The problem:
Carry none of the pictures over; set down the material below exactly.

╔══

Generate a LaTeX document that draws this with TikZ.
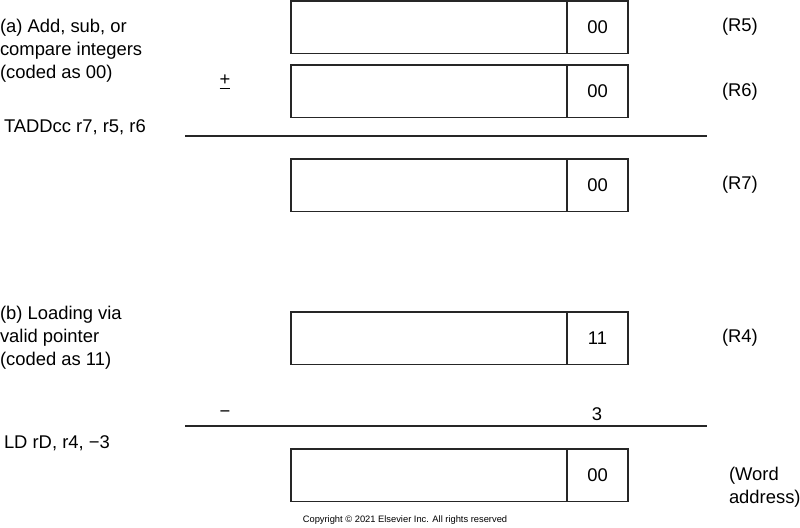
\documentclass[tikz,border=0pt]{standalone}
\usepackage{fontspec}
\setmainfont{Liberation Sans}

\begin{document}
\begin{tikzpicture}[x=0.75pt,y=-0.75pt]
   \tikzstyle{every node}=[font=\fontsize{13.8}{17.4}\selectfont, inner sep=0pt, outer sep=0pt]
   \tikzstyle{field}=[draw=black!85, line width=1pt, minimum width=207pt, minimum height=39.5pt, anchor=north west]
   \tikzstyle{tag}=[draw=black!85, line width=1pt, minimum width=45.75pt, minimum height=39.5pt, anchor=north west]
   \tikzstyle{reg}=[anchor=west]
   \tikzstyle{note}=[anchor=west, align=left]
   \tikzstyle{rule}=[draw=black!85, line width=1pt]

\useasboundingbox (0,0) rectangle (800,528);

% (a) tagged add
\node[note] (atext) at (0,51) {(a) Add, sub, or\\compare integers\\(coded as 00)};
\node[note] (ainstr) at (4,127) {TADDcc r7, r5, r6};
\node (pm) at (225,82) {\underline{+}};

\node[field] (r5) at (291,1) {};
\node[tag] (r5tag) at (r5.north east) {00};
\node[reg] (r5name) at (722,27) {(R5)};

\node[field] (r6) at (291,65) {};
\node[tag] (r6tag) at (r6.north east) {00};
\node[reg] (r6name) at (722,92) {(R6)};

\coordinate (sumL) at (185,136);
\coordinate (sumR) at (707,136);
\draw[rule] (sumL) -- (sumR);

\node[field] (r7) at (291,159) {};
\node[tag] (r7tag) at (r7.north east) {00};
\node[reg] (r7name) at (722,185) {(R7)};

% (b) load via pointer
\node[note] (btext) at (0,338) {(b) Loading via\\valid pointer\\(coded as 11)};
\node[note] (binstr) at (4,443) {LD rD, r4, −3};
\node (minus) at (225,414) {−};

\node[field] (r4) at (291,312) {};
\node[tag] (r4tag) at (r4.north east) {11};
\node[reg] (r4name) at (722,338) {(R4)};

\node (offset) at (597,414) {3};

\coordinate (diffL) at (185,426);
\coordinate (diffR) at (707,426);
\draw[rule] (diffL) -- (diffR);

\node[field] (addr) at (291,449) {};
\node[tag] (addrtag) at (addr.north east) {00};
\node[note] (addrname) at (729,487) {(Word\\address)};

\node[font=\fontsize{7}{8}\selectfont] (copy) at (405,520) {Copyright © 2021 Elsevier Inc. All rights reserved};

\end{tikzpicture}
\end{document}
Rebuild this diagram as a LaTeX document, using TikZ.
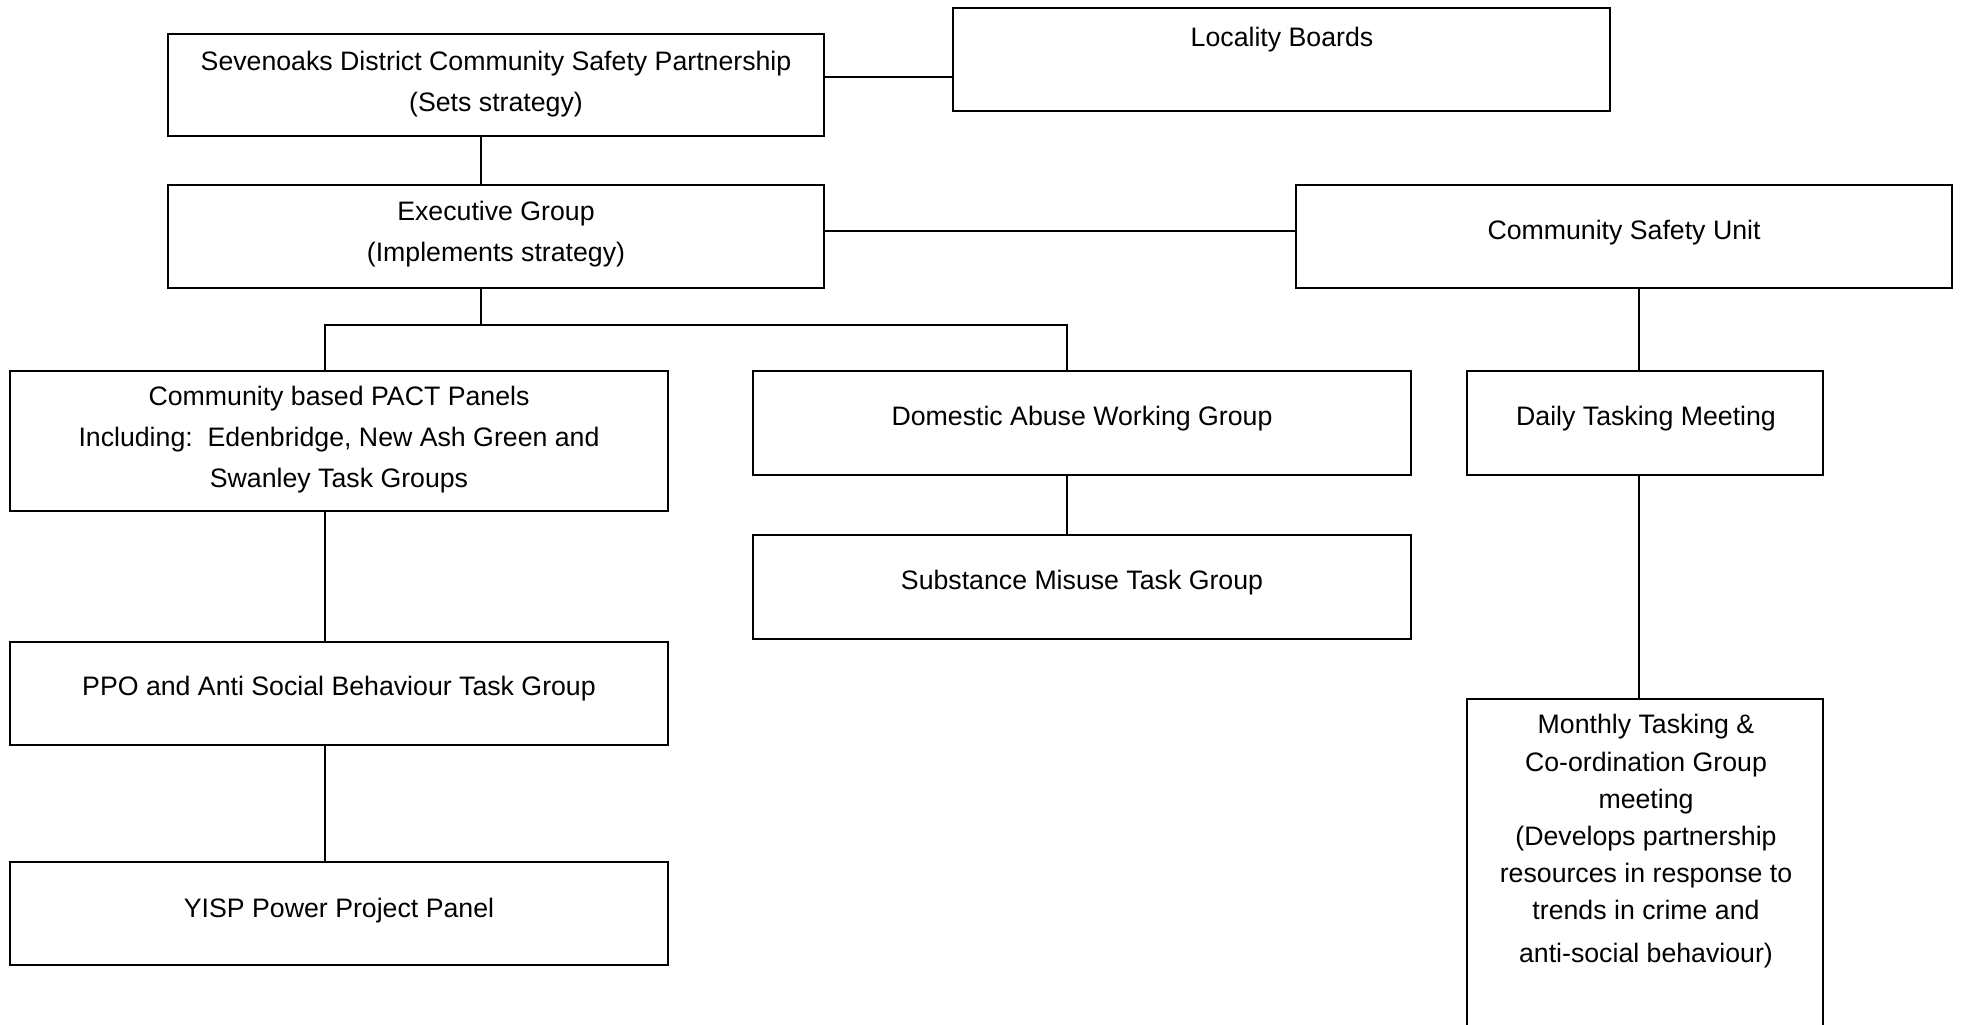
\documentclass[tikz,border=0pt]{standalone}
\usepackage{fontspec}
\setmainfont{Liberation Sans}
\usetikzlibrary{fit}
\begin{document}
\begin{tikzpicture}[x=0.5pt,y=-0.5pt,
  box/.style={draw=black,line width=1pt,inner sep=0pt,fill=white},
  txt/.style={align=center,inner sep=0pt,font=\fontsize{13.35pt}{20.5pt}\selectfont},
  mtxt/.style={align=center,inner sep=0pt,font=\fontsize{13.35pt}{18.6pt}\selectfont},
  conn/.style={draw=black,line width=0.8pt}]
\useasboundingbox (0,0) rectangle (1961,1024);
\begin{scope}
\clip (0,0) rectangle (1961,1024);
% boxes
\node[box,fit={(168,34) (824,136)}] (sdcsp) {};
\node[box,fit={(953,8) (1610,111)}] (loc) {};
\node[box,fit={(168,185) (824,288)}] (exec) {};
\node[box,fit={(1296,185) (1952,288)}] (csu) {};
\node[box,fit={(10,371) (668,511)}] (pact) {};
\node[box,fit={(753,371) (1411,475)}] (dawg) {};
\node[box,fit={(753,535) (1411,639)}] (smtg) {};
\node[box,fit={(1467,371) (1823,475)}] (dtm) {};
\node[box,fit={(10,642) (668,745)}] (ppo) {};
\node[box,fit={(10,862) (668,965)}] (yisp) {};
\node[box,fit={(1467,699) (1823,1060)}] (mon) {};
% texts
\node[txt] (tsdcsp) at (496,84) {Sevenoaks District Community Safety Partnership\\(Sets strategy)};
\node[txt] (tloc) at (1282,40) {Locality Boards};
\node[txt] (texec) at (496,234) {Executive Group\\(Implements strategy)};
\node[txt] (tcsu) at (1624,233) {Community Safety Unit};
\node[txt] (tpact) at (339,440) {Community based PACT Panels\\Including:\ \ Edenbridge, New Ash Green and\\Swanley Task Groups};
\node[txt] (tdawg) at (1082,419) {Domestic Abuse Working Group};
\node[txt] (tsmtg) at (1082,583) {Substance Misuse Task Group};
\node[txt] (tdtm) at (1646,419) {Daily Tasking Meeting};
\node[txt] (tppo) at (339,689) {PPO and Anti Social Behaviour Task Group};
\node[txt] (tyisp) at (339,911) {YISP Power Project Panel};
\node[mtxt] (tmon) at (1646,841) {Monthly Tasking \&\\Co-ordination Group\\meeting\\(Develops partnership\\resources in response to\\trends in crime and\\[2.5pt]anti-social behaviour)};
% connectors
\coordinate (j) at (481,325);
\coordinate (jl) at (325,325);
\coordinate (jr) at (1067,325);
\draw[conn] (sdcsp.east |- 0,77) -- (loc.west |- 0,77);
\draw[conn] (exec.east |- 0,231) -- (csu.west |- 0,231);
\draw[conn] (sdcsp.south -| j) -- (exec.north -| j);
\draw[conn] (exec.south -| j) -- (j);
\draw[conn] (pact.north -| jl) -- (jl) -- (jr) -- (dawg.north -| jr);
\draw[conn] (dawg.south -| jr) -- (smtg.north -| jr);
\draw[conn] (pact.south -| jl) -- (ppo.north -| jl);
\draw[conn] (ppo.south -| jl) -- (yisp.north -| jl);
\draw[conn] (csu.south -| 1639,0) -- (dtm.north -| 1639,0);
\draw[conn] (dtm.south -| 1639,0) -- (mon.north -| 1639,0);
\end{scope}
\end{tikzpicture}
\end{document}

╚══

Solution for this exercise:
Generate a LaTeX document that draws this with TikZ.
\documentclass[tikz,border=0pt]{standalone}
\usepackage{fontspec}
\setmainfont{Liberation Sans}

\begin{document}
\begin{tikzpicture}[x=0.75pt,y=-0.75pt]
   \tikzstyle{every node}=[font=\fontsize{13.8}{17.4}\selectfont, inner sep=0pt, outer sep=0pt]
   \tikzstyle{field}=[draw=black!85, line width=1pt, minimum width=207pt, minimum height=39.5pt, anchor=north west]
   \tikzstyle{tag}=[draw=black!85, line width=1pt, minimum width=45.75pt, minimum height=39.5pt, anchor=north west]
   \tikzstyle{reg}=[anchor=west]
   \tikzstyle{note}=[anchor=west, align=left]
   \tikzstyle{rule}=[draw=black!85, line width=1pt]

\useasboundingbox (0,0) rectangle (800,528);

% (a) tagged add
\node[note] (atext) at (0,51) {(a) Add, sub, or\\compare integers\\(coded as 00)};
\node[note] (ainstr) at (4,127) {TADDcc r7, r5, r6};
\node (pm) at (225,82) {\underline{+}};

\node[field] (r5) at (291,1) {};
\node[tag] (r5tag) at (r5.north east) {00};
\node[reg] (r5name) at (722,27) {(R5)};

\node[field] (r6) at (291,65) {};
\node[tag] (r6tag) at (r6.north east) {00};
\node[reg] (r6name) at (722,92) {(R6)};

\coordinate (sumL) at (185,136);
\coordinate (sumR) at (707,136);
\draw[rule] (sumL) -- (sumR);

\node[field] (r7) at (291,159) {};
\node[tag] (r7tag) at (r7.north east) {00};
\node[reg] (r7name) at (722,185) {(R7)};

% (b) load via pointer
\node[note] (btext) at (0,338) {(b) Loading via\\valid pointer\\(coded as 11)};
\node[note] (binstr) at (4,443) {LD rD, r4, −3};
\node (minus) at (225,414) {−};

\node[field] (r4) at (291,312) {};
\node[tag] (r4tag) at (r4.north east) {11};
\node[reg] (r4name) at (722,338) {(R4)};

\node (offset) at (597,414) {3};

\coordinate (diffL) at (185,426);
\coordinate (diffR) at (707,426);
\draw[rule] (diffL) -- (diffR);

\node[field] (addr) at (291,449) {};
\node[tag] (addrtag) at (addr.north east) {00};
\node[note] (addrname) at (729,487) {(Word\\address)};

\node[font=\fontsize{7}{8}\selectfont] (copy) at (405,520) {Copyright © 2021 Elsevier Inc. All rights reserved};

\end{tikzpicture}
\end{document}
Rebuild this diagram as a LaTeX document, using TikZ.
\documentclass[tikz,border=0pt]{standalone}
\usepackage{fontspec}
\setmainfont{Liberation Sans}
\usetikzlibrary{fit}
\begin{document}
\begin{tikzpicture}[x=0.5pt,y=-0.5pt,
  box/.style={draw=black,line width=1pt,inner sep=0pt,fill=white},
  txt/.style={align=center,inner sep=0pt,font=\fontsize{13.35pt}{20.5pt}\selectfont},
  mtxt/.style={align=center,inner sep=0pt,font=\fontsize{13.35pt}{18.6pt}\selectfont},
  conn/.style={draw=black,line width=0.8pt}]
\useasboundingbox (0,0) rectangle (1961,1024);
\begin{scope}
\clip (0,0) rectangle (1961,1024);
% boxes
\node[box,fit={(168,34) (824,136)}] (sdcsp) {};
\node[box,fit={(953,8) (1610,111)}] (loc) {};
\node[box,fit={(168,185) (824,288)}] (exec) {};
\node[box,fit={(1296,185) (1952,288)}] (csu) {};
\node[box,fit={(10,371) (668,511)}] (pact) {};
\node[box,fit={(753,371) (1411,475)}] (dawg) {};
\node[box,fit={(753,535) (1411,639)}] (smtg) {};
\node[box,fit={(1467,371) (1823,475)}] (dtm) {};
\node[box,fit={(10,642) (668,745)}] (ppo) {};
\node[box,fit={(10,862) (668,965)}] (yisp) {};
\node[box,fit={(1467,699) (1823,1060)}] (mon) {};
% texts
\node[txt] (tsdcsp) at (496,84) {Sevenoaks District Community Safety Partnership\\(Sets strategy)};
\node[txt] (tloc) at (1282,40) {Locality Boards};
\node[txt] (texec) at (496,234) {Executive Group\\(Implements strategy)};
\node[txt] (tcsu) at (1624,233) {Community Safety Unit};
\node[txt] (tpact) at (339,440) {Community based PACT Panels\\Including:\ \ Edenbridge, New Ash Green and\\Swanley Task Groups};
\node[txt] (tdawg) at (1082,419) {Domestic Abuse Working Group};
\node[txt] (tsmtg) at (1082,583) {Substance Misuse Task Group};
\node[txt] (tdtm) at (1646,419) {Daily Tasking Meeting};
\node[txt] (tppo) at (339,689) {PPO and Anti Social Behaviour Task Group};
\node[txt] (tyisp) at (339,911) {YISP Power Project Panel};
\node[mtxt] (tmon) at (1646,841) {Monthly Tasking \&\\Co-ordination Group\\meeting\\(Develops partnership\\resources in response to\\trends in crime and\\[2.5pt]anti-social behaviour)};
% connectors
\coordinate (j) at (481,325);
\coordinate (jl) at (325,325);
\coordinate (jr) at (1067,325);
\draw[conn] (sdcsp.east |- 0,77) -- (loc.west |- 0,77);
\draw[conn] (exec.east |- 0,231) -- (csu.west |- 0,231);
\draw[conn] (sdcsp.south -| j) -- (exec.north -| j);
\draw[conn] (exec.south -| j) -- (j);
\draw[conn] (pact.north -| jl) -- (jl) -- (jr) -- (dawg.north -| jr);
\draw[conn] (dawg.south -| jr) -- (smtg.north -| jr);
\draw[conn] (pact.south -| jl) -- (ppo.north -| jl);
\draw[conn] (ppo.south -| jl) -- (yisp.north -| jl);
\draw[conn] (csu.south -| 1639,0) -- (dtm.north -| 1639,0);
\draw[conn] (dtm.south -| 1639,0) -- (mon.north -| 1639,0);
\end{scope}
\end{tikzpicture}
\end{document}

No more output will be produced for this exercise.